I'm talking about sacrifice. About doing whatever you can to help make sure your children come out the other end of adolescence happy, healthy and accepted. To take interests in what they do, to keep them safe no matter what, to talk to them and find out who they are as growing people. Actual sacrifice. I'm not talking about "spoiling" your kid, or anything such as that, just treating them like another human being, with respect and love. Your children are supposed to be an extension of yourself, so if you hate yourself, I guess it only makes sense you would hate your children. That being said, I hate myself and I know I would do anything for any future kids I might have, so who knows. Either way, my parents didn't understand this. They made fusses over needing new equipment for school, they constantly threw me at therapists instead of talking to me themselves, they did everything wrong that they could think of and then, on top of all of that, didn't take responsibility for all the wrongness they'd done. At least if they'd copped to it I might've seen a glimmer of redemption. There was no redemption. And certainly no glimmer.

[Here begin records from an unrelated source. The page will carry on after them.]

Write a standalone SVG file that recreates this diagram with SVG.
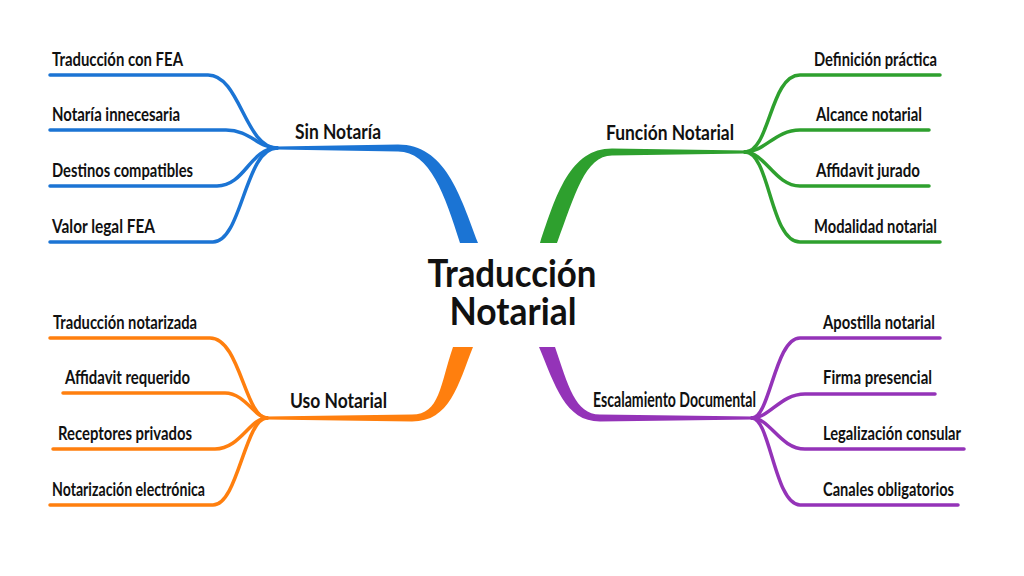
<svg xmlns="http://www.w3.org/2000/svg" width="1024" height="576" viewBox="0 0 1024 576">
<style>
text{font-family:Lato,"Open Sans","Liberation Sans",sans-serif;fill:#111;font-weight:bold}
.leaf{font-size:18px}
.br{font-size:21px}
.ctr{font-size:38px;text-anchor:middle}
.ln{fill:none;stroke-width:3.5;stroke-linecap:round}
.b{stroke:#1b74d4}.bf{fill:#1b74d4}
.g{stroke:#2ea02e}.gf{fill:#2ea02e}
.o{stroke:#ff7f0e}.of{fill:#ff7f0e}
.p{stroke:#9433b8}.pf{fill:#9433b8}
</style>
<rect width="1024" height="576" fill="#fff"/>
<g id="connectors">
<path class="bf" d="M478 243 C460 195 445 144.5 398 144.5 L277 146.5 L277 149.5 L398 151.5 C430 151.5 445 195 460 243 Z"/>
<path class="ln b" d="M50 75 L208 75 C240 75 245 148 277 148"/>
<path class="ln b" d="M50 130 L226 130 C250 130 258 148 277 148"/>
<path class="ln b" d="M50 186 L217 186 C245 186 250 148 277 148"/>
<path class="ln b" d="M50 242 L213 242 C242 242 245 148 277 148"/>
<path class="gf" d="M540 243 C556 195 570 148.5 612 148.5 L745 150.5 L745 153.5 L612 155.5 C585 155.5 575 195 557 243 Z"/>
<path class="ln g" d="M940 75 L800 75 C770 75 770 152 745 152"/>
<path class="ln g" d="M929 130 L800 130 C775 130 765 152 745 152"/>
<path class="ln g" d="M929 186 L800 186 C775 186 765 152 745 152"/>
<path class="ln g" d="M940 242 L800 242 C770 242 770 152 745 152"/>
<path class="of" d="M453 347 L473 347 C458 385 450 421.5 412 421.5 L267 419.5 L267 416.5 L412 414.5 C440 414.5 440 385 453 347 Z"/>
<path class="ln o" d="M50 338 L210 338 C240 338 245 418 267 418"/>
<path class="ln o" d="M63 393 L225 393 C245 393 255 418 267 418"/>
<path class="ln o" d="M53 449 L215 449 C240 449 250 418 267 418"/>
<path class="ln o" d="M50 505 L213 505 C238 505 245 418 267 418"/>
<path class="pf" d="M539 347 L555 347 C568 385 575 414.5 600 414.5 L752 416.5 L752 419.5 L600 421.5 C565 421.5 555 385 539 347 Z"/>
<path class="ln p" d="M940 338 L800 338 C775 338 770 418 752 418"/>
<path class="ln p" d="M935 394 L805 394 C780 394 770 418 752 418"/>
<path class="ln p" d="M964 449 L805 449 C780 449 770 418 752 418"/>
<path class="ln p" d="M958 505 L800 505 C775 505 770 418 752 418"/>
</g>
<g id="center"><text class="ctr"><tspan x="512" y="287" textLength="169" lengthAdjust="spacingAndGlyphs">Traducción</tspan><tspan x="513" y="325" textLength="127" lengthAdjust="spacingAndGlyphs">Notarial</tspan></text></g>
<g id="sin-notaria"><text class="br" x="295" y="139" textLength="86" lengthAdjust="spacingAndGlyphs">Sin Notaría</text></g>
<g id="funcion-notarial"><text class="br" x="606" y="140" textLength="128" lengthAdjust="spacingAndGlyphs">Función Notarial</text></g>
<g id="uso-notarial"><text class="br" x="290" y="408" textLength="97" lengthAdjust="spacingAndGlyphs">Uso Notarial</text></g>
<g id="escalamiento"><text class="br" x="593" y="407" textLength="163" lengthAdjust="spacingAndGlyphs">Escalamiento Documental</text></g>
<g id="b1"><text class="leaf" x="52" y="66" textLength="131" lengthAdjust="spacingAndGlyphs">Traducción con FEA</text></g>
<g id="b2"><text class="leaf" x="52" y="121" textLength="128" lengthAdjust="spacingAndGlyphs">Notaría innecesaria</text></g>
<g id="b3"><text class="leaf" x="52" y="177" textLength="141" lengthAdjust="spacingAndGlyphs">Destinos compatibles</text></g>
<g id="b4"><text class="leaf" x="52" y="233" textLength="103" lengthAdjust="spacingAndGlyphs">Valor legal FEA</text></g>
<g id="g1"><text class="leaf" x="814" y="66" textLength="123" lengthAdjust="spacingAndGlyphs">Definición práctica</text></g>
<g id="g2"><text class="leaf" x="816" y="121" textLength="106" lengthAdjust="spacingAndGlyphs">Alcance notarial</text></g>
<g id="g3"><text class="leaf" x="816" y="177" textLength="104" lengthAdjust="spacingAndGlyphs">Affidavit jurado</text></g>
<g id="g4"><text class="leaf" x="814" y="233" textLength="123" lengthAdjust="spacingAndGlyphs">Modalidad notarial</text></g>
<g id="o1"><text class="leaf" x="53" y="329" textLength="144" lengthAdjust="spacingAndGlyphs">Traducción notarizada</text></g>
<g id="o2"><text class="leaf" x="65" y="384" textLength="125" lengthAdjust="spacingAndGlyphs">Affidavit requerido</text></g>
<g id="o3"><text class="leaf" x="58" y="440" textLength="134" lengthAdjust="spacingAndGlyphs">Receptores privados</text></g>
<g id="o4"><text class="leaf" x="52" y="496" textLength="153" lengthAdjust="spacingAndGlyphs">Notarización electrónica</text></g>
<g id="p1"><text class="leaf" x="823" y="329" textLength="112" lengthAdjust="spacingAndGlyphs">Apostilla notarial</text></g>
<g id="p2"><text class="leaf" x="823" y="384" textLength="109" lengthAdjust="spacingAndGlyphs">Firma presencial</text></g>
<g id="p3"><text class="leaf" x="823" y="440" textLength="138" lengthAdjust="spacingAndGlyphs">Legalización consular</text></g>
<g id="p4"><text class="leaf" x="823" y="496" textLength="131" lengthAdjust="spacingAndGlyphs">Canales obligatorios</text></g>
</svg>
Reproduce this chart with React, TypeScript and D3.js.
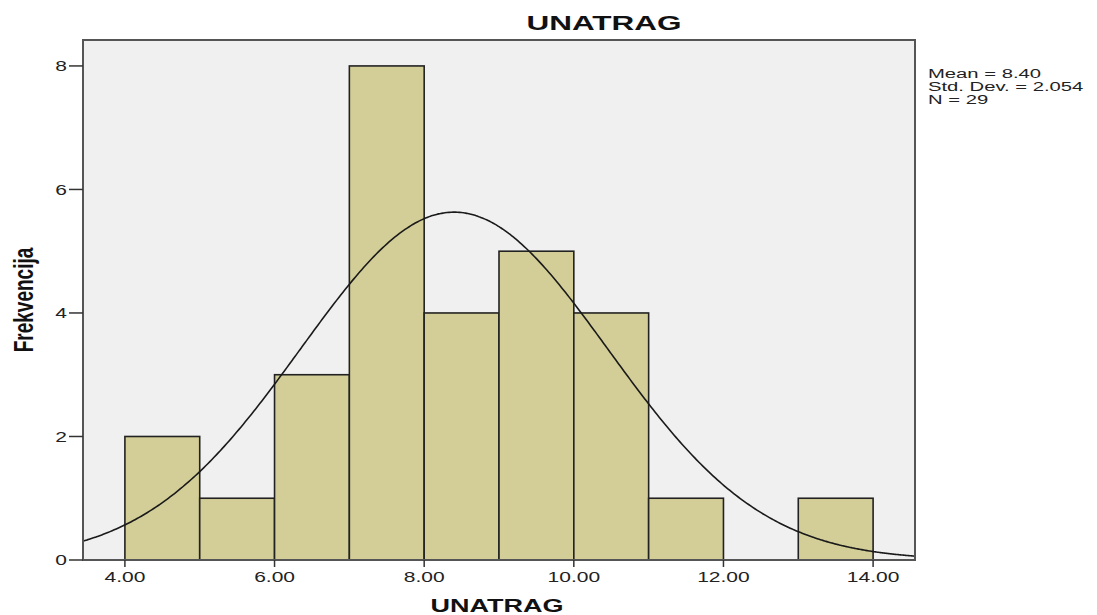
import React from "react";
import * as d3 from "d3";

const binStarts = [4, 5, 6, 7, 8, 9, 10, 11, 12, 13];
const binCounts = [2, 1, 3, 8, 4, 5, 4, 1, 0, 1];
const binWidth = 1;
const xTicks = [4, 6, 8, 10, 12, 14];
const yTicks = [0, 2, 4, 6, 8];
const meanVal = 8.4;
const sdVal = 2.054;
const nVal = 29;
const statLines = ["Mean = 8.40", "Std. Dev. = 2.054", "N = 29"];
const title = "UNATRAG";
const xLabel = "UNATRAG";
const yLabel = "Frekvencija";

const W = 1097;
const H = 615;
const left = 83, right = 915, top = 40, bottom = 560;
const SX = 1.5;
const font = "'Liberation Sans', Arial, Helvetica, sans-serif";

export default function App() {
  const x = d3.scaleLinear().domain([3.44, 14.56]).range([left, right]);
  const y = d3.scaleLinear().domain([0, 8.42]).range([bottom, top]);

  const pdf = (v: number) =>
    (nVal * binWidth) / (sdVal * Math.sqrt(2 * Math.PI)) *
    Math.exp(-0.5 * ((v - meanVal) / sdVal) ** 2);
  const [d0, d1] = x.domain();
  const pts: [number, number][] = d3.range(0, 401).map((i) => {
    const v = d0 + ((d1 - d0) * i) / 400;
    return [v, pdf(v)];
  });
  const line = d3.line<[number, number]>().x((d) => x(d[0])).y((d) => y(d[1])).curve(d3.curveBasis);

  return (
    <svg width={W} height={H} style={{ position: "absolute", left: 0, top: 0 }}>
      <rect x={0} y={0} width={W} height={H} fill="#ffffff" />
      <defs>
        <clipPath id="plotclip">
          <rect x={left} y={top} width={right - left} height={bottom - top} />
        </clipPath>
      </defs>
      <rect x={left} y={top} width={right - left} height={bottom - top} fill="#f0f0f0" />
      {binStarts.map((s, i) =>
        binCounts[i] > 0 ? (
          <rect
            key={i}
            x={x(s)}
            y={y(binCounts[i])}
            width={x(s + binWidth) - x(s)}
            height={y(0) - y(binCounts[i])}
            fill="#d3ce97"
            stroke="#222222"
            strokeWidth={1.6}
          />
        ) : null
      )}
      <path d={line(pts) || ""} fill="none" stroke="#1a1a1a" strokeWidth={1.6} clipPath="url(#plotclip)" />
      <rect x={left} y={top} width={right - left} height={bottom - top} fill="none" stroke="#555555" strokeWidth={2} />
      {yTicks.map((t) => (
        <g key={t}>
          <line x1={69} x2={left} y1={y(t)} y2={y(t)} stroke="#333" strokeWidth={1.5} />
          <text
            transform={`translate(67,${y(t)}) scale(${SX},1)`}
            dy="0.36em"
            textAnchor="end"
            fontFamily={font}
            fontSize={14}
            fill="#222"
          >
            {t}
          </text>
        </g>
      ))}
      {xTicks.map((t) => (
        <g key={t}>
          <line x1={x(t)} x2={x(t)} y1={bottom} y2={bottom + 7} stroke="#333" strokeWidth={1.5} />
          <text
            transform={`translate(${x(t)},582) scale(${SX},1)`}
            textAnchor="middle"
            fontFamily={font}
            fontSize={14}
            fill="#222"
          >
            {t.toFixed(2)}
          </text>
        </g>
      ))}
      <text
        transform={`translate(604,30) scale(${SX},1)`}
        textAnchor="middle"
        fontFamily={font}
        fontSize={21}
        fontWeight="bold"
        fill="#111"
      >
        {title}
      </text>
      <text
        transform={`translate(497,612) scale(${SX},1)`}
        textAnchor="middle"
        fontFamily={font}
        fontSize={18}
        fontWeight="bold"
        fill="#111"
      >
        {xLabel}
      </text>
      <text
        transform={`translate(33,300) scale(${SX},1) rotate(-90)`}
        textAnchor="middle"
        fontFamily={font}
        fontSize={19}
        fontWeight="bold"
        fill="#111"
      >
        {yLabel}
      </text>
      {statLines.map((s, i) => (
        <text
          key={i}
          transform={`translate(928,${78 + i * 13}) scale(${SX},1)`}
          fontFamily={font}
          fontSize={13.5}
          fill="#222"
        >
          {s}
        </text>
      ))}
    </svg>
  );
}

In the last few seconds of the game, mere inches away from safety, I was grabbed by the giant bird and taken away, leaving my last badger cub to go on without me, and it made me think...wow, that's the ultimate sacrifice. You allow the bird to take yourself instead of taking your cub. That's impactful, man. You DIED for your kid. Now, granted, things in the wilderness are obviously different from things in Suburbia, USA. I recognize that we, cool as it would be if we were, are not badgers. But, the idea of that sacrifice, of giving yourself up for the sake of your childs future...I think that's pretty universal to the concept of parenting itself, right? Or at least, it SHOULD be. Either way, Shelter forces you to care about your pixel children, and just in under 2 hours too, which is more than a lot of 8+ hour games have ever managed to accomplish. Might & Delight obviously know how to tug at your heartstrings, and in the most artful way possible, given the visuals of the game.
The music was fantastic as well, swelling at the worst, and the best, times. I don't consider the short run time a bad thing, as I prefer that. There's too much out there that I wanna get through that I don't like it when a game goes too long. I wanna get through it and move on. But those brief 2 hours I spent with these badger kids were intense, and intimate, and I wouldn't ask for it any other way. I have to admit, I wouldn't buy it at full price, only because of the short run time, but if you can nab it on sale, certainly. And I recognize how awful it is for an artist to say you shouldn't pay another bunch of artists full fare for their hard work, but we're all in a financial bind here, alright? I'm just trying to save you, the consumer, money. You're welcome, you handsome devil you.
Shelter works because it's brief. It's runtime actually helps strengthen the bond you feel between your badger kids because you know it won't last long, so you feel obligated to do absolutely everything in your power to give them the best possible future that you can, even if it means, in the end, letting your own future go.
A lot of parents say they'd die for their kids.
But badger parents actually follow through.